Beberapa jam berselang, Ana ditemukan oleh kedua orang tuanya dengan posisi tergeletak dan tertutup karung beras di belakang rumah mereka sendiri. Sontak hal itupun membuat mereka kaget dan terheran-heran karena Ana tak terlihat pulang sejak ia meninggalkan rumah.
Mimik wajahnya terlihat kebingungan, lebih tepatnya linglung. Usai ia meraih kesadarannya kembali, kepada orang tuanya Ana mengaku telah dibawa oleh sosok wanita saat ia sendirian di sekolah.
Awalnya ia disembunyikan di atas plafon sekolah, meskipun secara logika struktur langit-langit bangunan sekolahnya tidak memungkinkan untuk menahan beban manusia karena terbuat dari anyaman bambu yang sudah rapuh termakan usia.
Selain itu, ia juga dibawa ke area gudang penggilingan padi yang berlokasi agak jauh dari sekolahnya.
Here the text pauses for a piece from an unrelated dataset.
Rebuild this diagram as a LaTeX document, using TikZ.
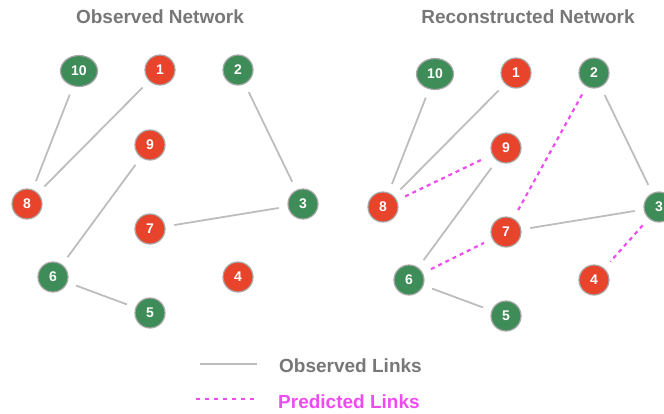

Entah bagaimana caranya ia dapat berpindah-pindah dari satu tempat ke tempat yang lain tanpa seorang pun yang mengetahui sampai ia ditemukan oleh orang tuanya.
Disinyalir Ana telah diculik oleh sosok Wewe Gombel. Cerita mencekam tersebut merupakan kisah nyata yang dialami oleh tetangga saya semasa kecil. Di sekolah itu pula saya menuntut ilmu 20 tahun silam.
Mereka yang diculik oleh Wewe Gombel akan diberikan makanan berupa kotoran manusia dengan tujuan untuk membuat mereka berhalusinasi sehingga tak bisa mengungkapkan wujudnya dan apa yang telah mereka alami.
Wewe Gombel merupakan sosok wanita tua yang konon berasal dari pegunungan Gombel di Semarang, Jawa Tengah.
Jaman dahulu, ada seorang nenek yang sangat gemar bermain dengan anak-anak karena tak memiliki keturunan. Ia tinggal di kaki pegunungan Gombel dan apabila ada anak yang sedang mencari kayu bakar, sang nenek akan mengajak mereka mampir ke gubuknya.
Mereka akan diberi makanan dan buah-buahan sampai terkadang membuat sang anak lupa untuk pulang hingga orang tua mereka pun mencarinya.
Akan tetapi, karena sang nenek mengerti bahwa anak itu bukanlah anaknya, maka disuruhnya pulang dan kadang ia sendiri yang mengantar mereka pulang.